All of the data should be output character for character, except the pictures.
====== Collected data ======
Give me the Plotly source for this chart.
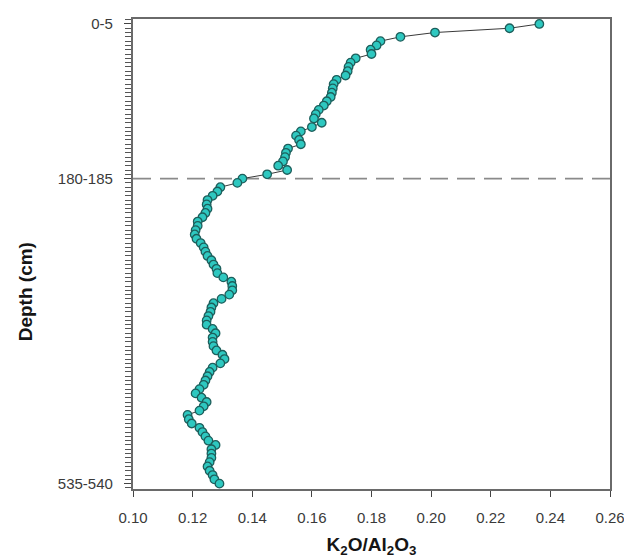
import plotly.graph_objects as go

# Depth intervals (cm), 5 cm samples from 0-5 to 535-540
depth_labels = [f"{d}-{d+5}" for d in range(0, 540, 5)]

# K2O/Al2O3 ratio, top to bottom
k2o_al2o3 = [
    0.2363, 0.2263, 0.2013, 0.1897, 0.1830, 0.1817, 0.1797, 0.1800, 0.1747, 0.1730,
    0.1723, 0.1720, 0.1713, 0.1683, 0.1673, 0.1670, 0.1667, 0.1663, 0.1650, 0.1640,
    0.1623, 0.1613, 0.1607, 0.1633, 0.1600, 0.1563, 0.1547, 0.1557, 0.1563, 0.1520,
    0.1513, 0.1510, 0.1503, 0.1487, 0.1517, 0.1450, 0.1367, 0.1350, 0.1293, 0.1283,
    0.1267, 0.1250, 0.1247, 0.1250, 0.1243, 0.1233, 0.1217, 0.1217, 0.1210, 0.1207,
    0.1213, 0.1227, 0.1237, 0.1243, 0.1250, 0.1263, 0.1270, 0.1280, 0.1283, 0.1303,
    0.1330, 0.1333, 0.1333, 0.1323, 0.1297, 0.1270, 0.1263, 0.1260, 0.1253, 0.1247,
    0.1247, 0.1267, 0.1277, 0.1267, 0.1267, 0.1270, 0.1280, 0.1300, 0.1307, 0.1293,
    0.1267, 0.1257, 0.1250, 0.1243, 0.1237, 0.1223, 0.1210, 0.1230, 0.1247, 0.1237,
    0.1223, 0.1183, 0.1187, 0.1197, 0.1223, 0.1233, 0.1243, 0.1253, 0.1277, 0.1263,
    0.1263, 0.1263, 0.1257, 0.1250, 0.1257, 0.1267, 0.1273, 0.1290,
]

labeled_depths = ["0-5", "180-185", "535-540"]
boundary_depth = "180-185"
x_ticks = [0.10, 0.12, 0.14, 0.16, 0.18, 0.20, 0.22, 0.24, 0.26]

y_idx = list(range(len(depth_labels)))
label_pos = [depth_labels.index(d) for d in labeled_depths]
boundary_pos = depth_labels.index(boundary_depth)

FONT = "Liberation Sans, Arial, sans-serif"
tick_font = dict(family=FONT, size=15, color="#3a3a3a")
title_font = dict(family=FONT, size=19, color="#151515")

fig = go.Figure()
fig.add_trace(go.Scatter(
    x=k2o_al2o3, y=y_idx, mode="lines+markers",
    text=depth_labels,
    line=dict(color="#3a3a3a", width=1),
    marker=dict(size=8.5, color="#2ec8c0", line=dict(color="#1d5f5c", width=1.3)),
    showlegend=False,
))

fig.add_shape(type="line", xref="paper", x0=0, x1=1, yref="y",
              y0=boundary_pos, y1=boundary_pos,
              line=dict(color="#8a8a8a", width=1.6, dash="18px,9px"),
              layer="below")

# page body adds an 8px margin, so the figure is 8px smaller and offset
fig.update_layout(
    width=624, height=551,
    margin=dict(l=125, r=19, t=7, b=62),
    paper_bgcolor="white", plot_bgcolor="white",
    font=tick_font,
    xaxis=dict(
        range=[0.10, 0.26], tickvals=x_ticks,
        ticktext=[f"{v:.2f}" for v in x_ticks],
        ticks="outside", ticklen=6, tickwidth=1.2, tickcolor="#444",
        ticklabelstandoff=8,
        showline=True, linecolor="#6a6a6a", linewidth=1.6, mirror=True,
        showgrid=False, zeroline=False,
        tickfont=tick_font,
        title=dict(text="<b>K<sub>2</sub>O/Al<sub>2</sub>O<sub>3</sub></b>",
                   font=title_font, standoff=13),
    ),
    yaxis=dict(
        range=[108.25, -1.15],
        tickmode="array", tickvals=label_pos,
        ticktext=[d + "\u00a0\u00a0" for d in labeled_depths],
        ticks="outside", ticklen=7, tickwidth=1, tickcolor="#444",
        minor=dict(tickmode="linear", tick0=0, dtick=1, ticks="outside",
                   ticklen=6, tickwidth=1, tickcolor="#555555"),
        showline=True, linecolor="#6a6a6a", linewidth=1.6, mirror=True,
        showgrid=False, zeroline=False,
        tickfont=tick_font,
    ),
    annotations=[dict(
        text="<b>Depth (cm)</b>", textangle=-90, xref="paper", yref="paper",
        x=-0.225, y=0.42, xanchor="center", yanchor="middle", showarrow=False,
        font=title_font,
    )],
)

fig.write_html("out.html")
======
**Exercise result**
Give me the Plotly source for this chart.
import plotly.graph_objects as go

# Depth intervals (cm), 5 cm samples from 0-5 to 535-540
depth_labels = [f"{d}-{d+5}" for d in range(0, 540, 5)]

# K2O/Al2O3 ratio, top to bottom
k2o_al2o3 = [
    0.2363, 0.2263, 0.2013, 0.1897, 0.1830, 0.1817, 0.1797, 0.1800, 0.1747, 0.1730,
    0.1723, 0.1720, 0.1713, 0.1683, 0.1673, 0.1670, 0.1667, 0.1663, 0.1650, 0.1640,
    0.1623, 0.1613, 0.1607, 0.1633, 0.1600, 0.1563, 0.1547, 0.1557, 0.1563, 0.1520,
    0.1513, 0.1510, 0.1503, 0.1487, 0.1517, 0.1450, 0.1367, 0.1350, 0.1293, 0.1283,
    0.1267, 0.1250, 0.1247, 0.1250, 0.1243, 0.1233, 0.1217, 0.1217, 0.1210, 0.1207,
    0.1213, 0.1227, 0.1237, 0.1243, 0.1250, 0.1263, 0.1270, 0.1280, 0.1283, 0.1303,
    0.1330, 0.1333, 0.1333, 0.1323, 0.1297, 0.1270, 0.1263, 0.1260, 0.1253, 0.1247,
    0.1247, 0.1267, 0.1277, 0.1267, 0.1267, 0.1270, 0.1280, 0.1300, 0.1307, 0.1293,
    0.1267, 0.1257, 0.1250, 0.1243, 0.1237, 0.1223, 0.1210, 0.1230, 0.1247, 0.1237,
    0.1223, 0.1183, 0.1187, 0.1197, 0.1223, 0.1233, 0.1243, 0.1253, 0.1277, 0.1263,
    0.1263, 0.1263, 0.1257, 0.1250, 0.1257, 0.1267, 0.1273, 0.1290,
]

labeled_depths = ["0-5", "180-185", "535-540"]
boundary_depth = "180-185"
x_ticks = [0.10, 0.12, 0.14, 0.16, 0.18, 0.20, 0.22, 0.24, 0.26]

y_idx = list(range(len(depth_labels)))
label_pos = [depth_labels.index(d) for d in labeled_depths]
boundary_pos = depth_labels.index(boundary_depth)

FONT = "Liberation Sans, Arial, sans-serif"
tick_font = dict(family=FONT, size=15, color="#3a3a3a")
title_font = dict(family=FONT, size=19, color="#151515")

fig = go.Figure()
fig.add_trace(go.Scatter(
    x=k2o_al2o3, y=y_idx, mode="lines+markers",
    text=depth_labels,
    line=dict(color="#3a3a3a", width=1),
    marker=dict(size=8.5, color="#2ec8c0", line=dict(color="#1d5f5c", width=1.3)),
    showlegend=False,
))

fig.add_shape(type="line", xref="paper", x0=0, x1=1, yref="y",
              y0=boundary_pos, y1=boundary_pos,
              line=dict(color="#8a8a8a", width=1.6, dash="18px,9px"),
              layer="below")

# page body adds an 8px margin, so the figure is 8px smaller and offset
fig.update_layout(
    width=624, height=551,
    margin=dict(l=125, r=19, t=7, b=62),
    paper_bgcolor="white", plot_bgcolor="white",
    font=tick_font,
    xaxis=dict(
        range=[0.10, 0.26], tickvals=x_ticks,
        ticktext=[f"{v:.2f}" for v in x_ticks],
        ticks="outside", ticklen=6, tickwidth=1.2, tickcolor="#444",
        ticklabelstandoff=8,
        showline=True, linecolor="#6a6a6a", linewidth=1.6, mirror=True,
        showgrid=False, zeroline=False,
        tickfont=tick_font,
        title=dict(text="<b>K<sub>2</sub>O/Al<sub>2</sub>O<sub>3</sub></b>",
                   font=title_font, standoff=13),
    ),
    yaxis=dict(
        range=[108.25, -1.15],
        tickmode="array", tickvals=label_pos,
        ticktext=[d + "\u00a0\u00a0" for d in labeled_depths],
        ticks="outside", ticklen=7, tickwidth=1, tickcolor="#444",
        minor=dict(tickmode="linear", tick0=0, dtick=1, ticks="outside",
                   ticklen=6, tickwidth=1, tickcolor="#555555"),
        showline=True, linecolor="#6a6a6a", linewidth=1.6, mirror=True,
        showgrid=False, zeroline=False,
        tickfont=tick_font,
    ),
    annotations=[dict(
        text="<b>Depth (cm)</b>", textangle=-90, xref="paper", yref="paper",
        x=-0.225, y=0.42, xanchor="center", yanchor="middle", showarrow=False,
        font=title_font,
    )],
)

fig.write_html("out.html")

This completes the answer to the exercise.